Bersatu has doubled down on its position within Perikatan Nasional, with party president Tan Sri Muhyiddin Yassin publicly reaffirming the group's membership status as it prepares to contest two major state elections this year. The declaration came during a media briefing in Petaling Jaya following a Supreme Leadership Council meeting at the party's headquarters, signalling resolve from the Bersatu leadership even as internal coalition friction has become increasingly visible.
The party will campaign under the PN banner in the Johor state election on July 11 and in Negeri Sembilan on August 1, Muhyiddin confirmed. This electoral strategy reinforces Bersatu's integration within the broader coalition framework, though the move comes against a backdrop of deteriorating relations within the bloc. The explicit confirmation suggests Bersatu views the PN label as strategically valuable in both contests, particularly in Johor where the coalition has been working to consolidate influence after the 2022 general election shifted the political landscape.
Muhyiddin was particularly emphatic about the constitutional protections governing Bersatu's position within PN. He stressed that no single member party possesses the authority to unilaterally expel or remove another component from the coalition. Instead, he argued, any substantive changes to membership require adherence to PN's founding provisions and the achievement of consensus among stakeholders. This legalistic framing suggests Bersatu is preparing for potential pushback from other coalition members, particularly after recent public statements from PAS indicating it has severed political collaboration with the party.
The timing of Bersatu's reaffirmation is significant given PAS's decision to formally announce an end to all forms of political cooperation with the party. This rupture has highlighted ideological and strategic divisions within PN, with the Islamist-oriented PAS apparently concluding that coordination with Bersatu no longer serves its interests. The move underscores broader fragmentation within Malaysia's coalition blocs, where parties increasingly pursue separate electoral strategies while nominally remaining aligned.

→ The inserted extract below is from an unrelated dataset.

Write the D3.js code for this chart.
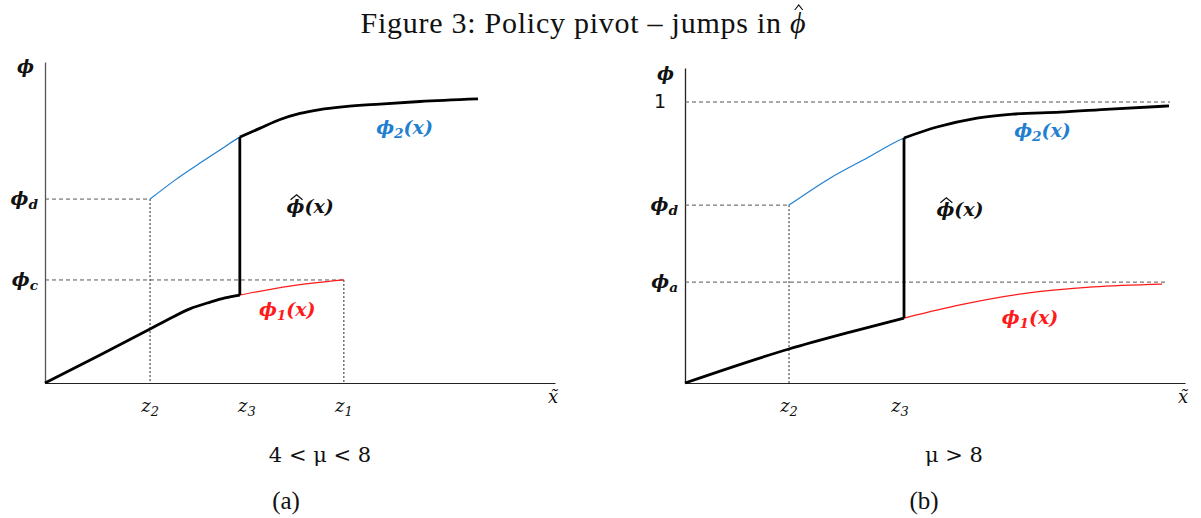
<!DOCTYPE html>
<html><head><meta charset="utf-8">
<script src="https://cdn.jsdelivr.net/npm/d3@7"></script>
<style>body{margin:0;background:#fff}svg{display:block}</style>
</head><body>
<svg id="c" width="1201" height="518"></svg>
<script>
// ---------- DATA (abstract units: x 0..10, phi 0..1) ----------
// Panel (a): 4 < mu < 8
const aPhi1X = [0, 1.08, 2.06, 2.45, 2.84, 3.24, 3.53, 3.82, 4.80, 5.86];
const aPhi1Y = [0, 0.087, 0.168, 0.201, 0.231, 0.252, 0.265, 0.274, 0.302, 0.321];
const aPhi2X = [2.06, 2.55, 3.04, 3.43, 3.82, 4.22, 4.61, 5.00, 5.39, 5.88, 6.57, 7.35, 8.49];
const aPhi2Y = [0.573, 0.632, 0.685, 0.726, 0.766, 0.794, 0.821, 0.840, 0.852, 0.861, 0.869, 0.877, 0.885];
const aMarks = {z2: 2.06, z3: 3.82, z1: 5.86, phiD: 0.573, phiC: 0.321};
// Panel (b): mu > 8
const bPhi1X = [0, 2.08, 3.30, 4.38, 5.50, 6.84, 8.16, 9.54];
const bPhi1Y = [0, 0.121, 0.181, 0.231, 0.278, 0.320, 0.342, 0.352];
const bPhi2X = [2.08, 2.90, 3.64, 4.38, 5.04, 5.84, 6.56, 7.50, 8.50, 9.68];
const bPhi2Y = [0.633, 0.729, 0.801, 0.872, 0.911, 0.943, 0.957, 0.964, 0.975, 0.986];
const bMarks = {z2: 2.08, z3: 4.38, phiD: 0.633, phiA: 0.359, one: 1.0, oneEnd: 9.7, phiAEnd: 9.66};
const titleText = "Figure 3: Policy pivot \u2013 jumps in ";
const captions = ["4 < \u03bc < 8", "\u03bc > 8"];
const subLabels = ["(a)", "(b)"];

// ---------- DRAW ----------
const svg = d3.select("#c");
const MATH = "'DejaVu Serif', serif";
const SERIF = "'Liberation Serif', 'DejaVu Serif', serif";

// title
const tt = svg.append("text").attr("x", 583).attr("y", 33).attr("text-anchor", "middle")
  .attr("font-family", SERIF).attr("font-size", 30).attr("fill", "#111")
  .attr("textLength", 445).attr("lengthAdjust", "spacing");
tt.append("tspan").text(titleText);
tt.append("tspan").attr("font-style", "italic").text("\u03d5");
{
  const n = titleText.length;
  const e = tt.node().getExtentOfChar(n);
  const cx = e.x + e.width / 2 + 1, top = e.y + 1;
  svg.append("path").attr("d", `M${cx - 4},${top + 3} L${cx},${top - 2} L${cx + 4},${top + 3}`)
    .attr("fill", "none").attr("stroke", "#111").attr("stroke-width", 1.2);
}

function label(g, x, y, parts, opt) {
  opt = opt || {};
  const sz = opt.size || 16;
  const t = g.append("text").attr("x", x).attr("y", y)
    .attr("text-anchor", opt.anchor || "start")
    .attr("font-family", opt.family || MATH).attr("font-size", sz)
    .attr("font-style", opt.upright ? "normal" : "italic").attr("font-weight", opt.weight || "bold")
    .attr("fill", opt.color || "#111");
  parts.forEach(p => {
    if (p.sub !== undefined) {
      t.append("tspan").text(p.t);
      t.append("tspan").attr("dy", 4).attr("font-size", sz * 0.72).text(p.sub);
      t.append("tspan").attr("dy", -4).text(p.after || "");
    } else {
      t.append("tspan").text(p.t);
    }
  });
  if (opt.hat) {
    const e = t.node().getExtentOfChar(0);
    const cx = e.x + e.width / 2 + 1, top = e.y + 2;
    g.append("path").attr("d", `M${cx - 6},${top + 3} L${cx},${top - 2} L${cx + 6},${top + 3}`)
      .attr("fill", "none").attr("stroke", opt.color || "#111").attr("stroke-width", 1.3);
  }
  return t;
}

function panel(cfg) {
  const g = svg.append("g");
  const x = d3.scaleLinear().domain([0, 10]).range(cfg.xr);
  const y = d3.scaleLinear().domain([0, 1]).range(cfg.yr);
  const line = d3.line().x(d => x(d[0])).y(d => y(d[1])).curve(d3.curveMonotoneX);

  // axes (no ticks)
  const gx = g.append("g").attr("transform", `translate(0,${y(0)})`)
    .call(d3.axisBottom(x).tickValues([]).tickSizeOuter(0));
  gx.select(".domain").attr("stroke", "#222").attr("stroke-width", 1.1);
  const yAx = y.copy().domain([0, cfg.yTop]).range([cfg.yr[0], y(cfg.yTop)]);
  const gy = g.append("g").attr("transform", `translate(${x(0)},0)`)
    .call(d3.axisLeft(yAx).tickValues([]).tickSizeOuter(0));
  gy.select(".domain").attr("stroke", cfg.yAxisColor).attr("stroke-width", 1.3);

  // guide lines
  cfg.hGuides.forEach(h => g.append("line").attr("x1", x(0)).attr("x2", x(h.to))
    .attr("y1", y(h.v)).attr("y2", y(h.v)).attr("stroke", "#555").attr("stroke-width", 1)
    .attr("stroke-dasharray", "4,3"));
  cfg.vGuides.forEach(v => g.append("line").attr("x1", x(v.v)).attr("x2", x(v.v))
    .attr("y1", y(v.from)).attr("y2", y(0)).attr("stroke", "#222").attr("stroke-width", 1)
    .attr("stroke-dasharray", "2,2"));

  const p1 = cfg.p1X.map((v, i) => [v, cfg.p1Y[i]]);
  const p2 = cfg.p2X.map((v, i) => [v, cfg.p2Y[i]]);
  g.append("path").attr("d", line(p1)).attr("fill", "none").attr("stroke", "#ff1a1a").attr("stroke-width", 1.2);
  g.append("path").attr("d", line(p2)).attr("fill", "none").attr("stroke", "#1f7fd0").attr("stroke-width", 1.2);
  const low = p1.filter(d => d[0] <= cfg.z3 + 1e-9);
  const high = p2.filter(d => d[0] >= cfg.z3 - 1e-9);
  g.append("path").attr("d", line(low)).attr("fill", "none").attr("stroke", "#000").attr("stroke-width", 2.8);
  g.append("path").attr("d", line(high)).attr("fill", "none").attr("stroke", "#000").attr("stroke-width", 2.8);
  g.append("line").attr("x1", x(cfg.z3)).attr("x2", x(cfg.z3))
    .attr("y1", y(low[low.length - 1][1])).attr("y2", y(high[0][1]))
    .attr("stroke", "#000").attr("stroke-width", 2.8);

  // y labels
  label(g, x(0) - 28, cfg.phiTopY, [{t: "\u03d5"}], {size: 18});
  cfg.yLabels.forEach(l => label(g, x(0) - (l.gap || 7), y(l.v) + 6, l.parts,
    {anchor: "end", size: 19, upright: l.upright, family: l.upright ? "'DejaVu Sans', sans-serif" : MATH, weight: l.upright ? "normal" : "bold"}));
  // x labels
  cfg.xLabels.forEach(l => label(g, x(l.v) + (l.dx || 0), y(0) + 29, [{t: "z", sub: l.s}], {anchor: "middle", size: 18, weight: "normal"}));
  label(g, x(10) - 2, y(0) + 20, [{t: "x\u0303"}], {anchor: "middle", size: 18, weight: "normal"});
  // curve labels
  cfg.curveLabels.forEach(l => label(g, x(l.x), y(l.y), l.parts, {anchor: "middle", size: 19, color: l.color, hat: l.hat}));
  // captions
  g.append("text").attr("x", cfg.capX).attr("y", 462).attr("text-anchor", "middle")
    .attr("font-family", MATH).attr("font-size", 21).attr("fill", "#111")
    .text(cfg.caption);
  g.append("text").attr("x", cfg.subX).attr("y", 509).attr("text-anchor", "middle")
    .attr("font-family", SERIF).attr("font-size", 25).attr("fill", "#111").text(cfg.sub);
}

panel({
  xr: [45, 555], yr: [383, 62], yTop: 1.0, yAxisColor: "#555", phiTopY: 73,
  p1X: aPhi1X, p1Y: aPhi1Y, p2X: aPhi2X, p2Y: aPhi2Y, z3: aMarks.z3,
  hGuides: [{v: aMarks.phiD, to: aMarks.z2}, {v: aMarks.phiC, to: aMarks.z1}],
  vGuides: [{v: aMarks.z2, from: aMarks.phiD}, {v: aMarks.z1, from: aMarks.phiC}],
  yLabels: [{v: aMarks.phiD, parts: [{t: "\u03d5", sub: "d"}]}, {v: aMarks.phiC, parts: [{t: "\u03d5", sub: "c"}]}],
  xLabels: [{v: aMarks.z2, s: "2"}, {v: aMarks.z3, s: "3", dx: 7}, {v: aMarks.z1, s: "1"}],
  curveLabels: [
    {x: 7.05, y: 0.775, color: "#1f7fd0", parts: [{t: "\u03d5", sub: "2", after: "(x)"}]},
    {x: 5.2, y: 0.53, color: "#111", hat: true, parts: [{t: "\u03d5(x)"}]},
    {x: 4.75, y: 0.21, color: "#ff1a1a", parts: [{t: "\u03d5", sub: "1", after: "(x)"}]}
  ],
  capX: 320, caption: captions[0], subX: 286, sub: subLabels[0]
});

panel({
  xr: [685, 1185], yr: [383, 102], yTop: 1.121, yAxisColor: "#222", phiTopY: 80,
  p1X: bPhi1X, p1Y: bPhi1Y, p2X: bPhi2X, p2Y: bPhi2Y, z3: bMarks.z3,
  hGuides: [{v: bMarks.one, to: bMarks.oneEnd}, {v: bMarks.phiD, to: bMarks.z2}, {v: bMarks.phiA, to: bMarks.phiAEnd}],
  vGuides: [{v: bMarks.z2, from: bMarks.phiD}],
  yLabels: [{v: bMarks.one, upright: true, gap: 19, parts: [{t: "1"}]}, {v: bMarks.phiD, parts: [{t: "\u03d5", sub: "d"}]}, {v: bMarks.phiA, parts: [{t: "\u03d5", sub: "a"}]}],
  xLabels: [{v: bMarks.z2, s: "2"}, {v: bMarks.z3, s: "3", dx: -4}],
  curveLabels: [
    {x: 7.15, y: 0.875, color: "#1f7fd0", parts: [{t: "\u03d5", sub: "2", after: "(x)"}]},
    {x: 5.5, y: 0.595, color: "#111", hat: true, parts: [{t: "\u03d5(x)"}]},
    {x: 6.9, y: 0.21, color: "#ff1a1a", parts: [{t: "\u03d5", sub: "1", after: "(x)"}]}
  ],
  capX: 954, caption: captions[1], subX: 924, sub: subLabels[1]
});
</script>
</body></html>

Present at the briefing were senior Bersatu figures including vice-presidents Datuk Dr Radzi Jidin and Datuk Seri Ahmad Faizal Azumu, as well as secretary-general Datuk Seri Mohamed Azmin Ali. Their attendance at the Supreme Leadership Council meeting alongside Muhyiddin's public statements signals unified party messaging at the top level, though internal debates about coalition strategy may persist. For Malaysian readers, these dynamics matter because they directly affect which parties campaign where and how opposition votes may split across electoral districts.
Bersatu's insistence on remaining within PN despite external pressure reflects calculated political judgment. The coalition brand provides legitimacy and organizational infrastructure that the party might struggle to replicate independently, particularly in state-level contests where logistics and voter familiarity matter considerably. By anchoring itself to PN symbolically through logo usage and formal membership claims, Bersatu maintains access to shared campaign resources and inter-party cooperation mechanisms, even if partner relations have grown strained.

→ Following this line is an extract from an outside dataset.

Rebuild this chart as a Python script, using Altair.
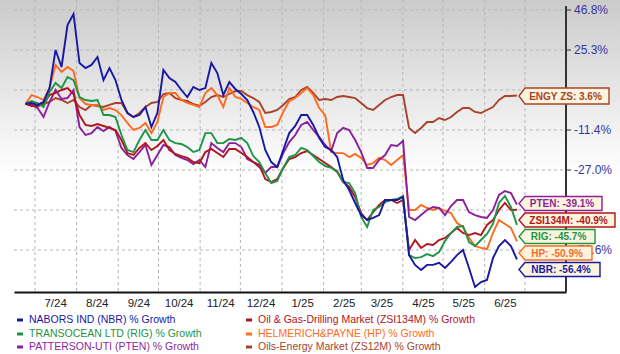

The broader regional context matters here as well. Coalition stability in Malaysia has become increasingly tenuous since the 2022 general election produced a hung parliament and led to complex power-sharing arrangements. Bersatu's determination to hold its PN seat reflects awareness that fragmentation benefits neither the coalition nor Bersatu individually in an electoral environment where opposition unity might extract gains from disunity on the government-friendly side. Johor and Negeri Sembilan elections therefore become proxy contests for larger questions about coalition durability heading toward the next general election.

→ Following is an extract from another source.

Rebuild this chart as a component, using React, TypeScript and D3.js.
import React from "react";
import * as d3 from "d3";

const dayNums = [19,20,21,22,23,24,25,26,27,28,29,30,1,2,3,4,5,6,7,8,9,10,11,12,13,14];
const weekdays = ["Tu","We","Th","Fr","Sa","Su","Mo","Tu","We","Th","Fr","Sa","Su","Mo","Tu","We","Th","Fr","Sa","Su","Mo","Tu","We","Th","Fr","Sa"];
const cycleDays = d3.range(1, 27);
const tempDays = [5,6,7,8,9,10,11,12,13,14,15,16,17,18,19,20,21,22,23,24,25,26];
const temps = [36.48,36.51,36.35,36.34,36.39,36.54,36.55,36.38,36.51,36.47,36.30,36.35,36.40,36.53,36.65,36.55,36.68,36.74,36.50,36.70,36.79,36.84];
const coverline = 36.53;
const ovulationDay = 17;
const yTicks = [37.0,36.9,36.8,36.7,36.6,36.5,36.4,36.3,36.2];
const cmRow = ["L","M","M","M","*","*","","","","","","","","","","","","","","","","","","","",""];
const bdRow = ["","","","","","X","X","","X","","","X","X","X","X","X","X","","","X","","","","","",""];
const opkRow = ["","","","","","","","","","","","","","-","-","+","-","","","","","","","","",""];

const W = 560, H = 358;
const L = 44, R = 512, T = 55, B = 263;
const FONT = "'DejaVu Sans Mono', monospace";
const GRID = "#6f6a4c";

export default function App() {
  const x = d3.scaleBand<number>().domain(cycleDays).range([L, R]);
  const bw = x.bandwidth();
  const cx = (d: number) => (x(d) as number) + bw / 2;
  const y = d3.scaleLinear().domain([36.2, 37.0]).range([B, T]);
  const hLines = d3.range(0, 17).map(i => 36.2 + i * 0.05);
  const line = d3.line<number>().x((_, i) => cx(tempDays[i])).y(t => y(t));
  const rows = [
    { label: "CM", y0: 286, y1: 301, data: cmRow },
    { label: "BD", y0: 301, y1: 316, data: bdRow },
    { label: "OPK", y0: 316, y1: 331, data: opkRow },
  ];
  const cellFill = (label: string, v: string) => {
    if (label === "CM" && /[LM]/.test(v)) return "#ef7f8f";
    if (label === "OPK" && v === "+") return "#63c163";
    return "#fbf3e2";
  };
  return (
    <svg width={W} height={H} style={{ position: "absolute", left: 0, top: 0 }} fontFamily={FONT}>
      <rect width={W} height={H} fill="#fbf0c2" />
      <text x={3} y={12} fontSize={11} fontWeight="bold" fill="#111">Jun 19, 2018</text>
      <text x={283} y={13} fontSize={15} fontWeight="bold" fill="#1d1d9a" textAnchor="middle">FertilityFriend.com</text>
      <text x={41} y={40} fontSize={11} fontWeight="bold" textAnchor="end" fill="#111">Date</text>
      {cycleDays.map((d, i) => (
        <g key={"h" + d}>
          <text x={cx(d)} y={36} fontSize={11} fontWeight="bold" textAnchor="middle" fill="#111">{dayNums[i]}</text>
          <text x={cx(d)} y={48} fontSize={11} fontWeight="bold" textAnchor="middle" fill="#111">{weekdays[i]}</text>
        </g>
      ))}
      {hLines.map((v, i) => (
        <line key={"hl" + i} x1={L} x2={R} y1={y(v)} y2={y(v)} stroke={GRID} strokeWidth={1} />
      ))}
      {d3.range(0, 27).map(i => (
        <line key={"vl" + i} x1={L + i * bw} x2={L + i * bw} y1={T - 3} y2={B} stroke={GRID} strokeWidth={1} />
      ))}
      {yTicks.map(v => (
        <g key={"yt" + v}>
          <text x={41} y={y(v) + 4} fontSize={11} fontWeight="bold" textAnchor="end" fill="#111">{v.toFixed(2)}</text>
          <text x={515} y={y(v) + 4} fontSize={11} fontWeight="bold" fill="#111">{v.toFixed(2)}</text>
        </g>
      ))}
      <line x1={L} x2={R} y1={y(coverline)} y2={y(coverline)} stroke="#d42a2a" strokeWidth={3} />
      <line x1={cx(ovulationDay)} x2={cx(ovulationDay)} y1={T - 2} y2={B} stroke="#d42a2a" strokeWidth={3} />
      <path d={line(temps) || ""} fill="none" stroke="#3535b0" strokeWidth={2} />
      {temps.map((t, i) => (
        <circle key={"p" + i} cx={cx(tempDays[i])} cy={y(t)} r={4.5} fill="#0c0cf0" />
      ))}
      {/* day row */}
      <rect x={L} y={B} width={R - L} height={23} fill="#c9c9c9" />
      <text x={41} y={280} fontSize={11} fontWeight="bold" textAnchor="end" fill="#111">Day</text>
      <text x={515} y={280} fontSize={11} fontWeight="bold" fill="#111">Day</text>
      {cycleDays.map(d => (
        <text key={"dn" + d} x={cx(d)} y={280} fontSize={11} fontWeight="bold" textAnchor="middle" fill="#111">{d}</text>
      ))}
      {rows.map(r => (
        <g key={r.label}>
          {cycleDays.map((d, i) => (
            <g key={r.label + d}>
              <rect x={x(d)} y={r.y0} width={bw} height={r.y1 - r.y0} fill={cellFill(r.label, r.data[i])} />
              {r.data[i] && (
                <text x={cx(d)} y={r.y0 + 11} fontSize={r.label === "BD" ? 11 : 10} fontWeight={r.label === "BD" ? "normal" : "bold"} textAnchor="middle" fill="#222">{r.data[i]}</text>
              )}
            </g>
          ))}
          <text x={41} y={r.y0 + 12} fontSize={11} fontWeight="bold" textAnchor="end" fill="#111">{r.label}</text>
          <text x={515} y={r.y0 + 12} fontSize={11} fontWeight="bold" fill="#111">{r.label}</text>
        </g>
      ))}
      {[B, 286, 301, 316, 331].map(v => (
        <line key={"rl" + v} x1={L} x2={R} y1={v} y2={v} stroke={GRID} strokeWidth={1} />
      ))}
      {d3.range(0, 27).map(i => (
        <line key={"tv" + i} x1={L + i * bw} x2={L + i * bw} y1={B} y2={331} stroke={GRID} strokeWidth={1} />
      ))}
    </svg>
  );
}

From Bersatu's perspective, the PAS rupture may not prove fatal because PN encompasses multiple parties beyond just the two groups. Muhyiddin's emphasis on constitutional procedure and consensus-building suggests the party believes it has sufficient allies within the coalition structure to resist expulsion attempts. This calculation depends partly on how other PN members view the Bersatu-PAS disagreement and whether they perceive greater cost in alliance cohesion or in allowing PAS leverage to reshape coalition composition.
For Southeast Asian observers tracking Malaysia's political trajectory, Bersatu's stance illustrates a familiar dynamic where coalition members maintain formal affiliation while diverging operationally. The party's decision to fight for its PN position rather than exit preemptively suggests leadership confidence in its negotiating position, though public unity cannot mask the underlying strategic divergence with PAS. The July and August elections will provide early evidence of whether this hybrid arrangement—formal membership with operational friction—can function effectively on the campaign trail.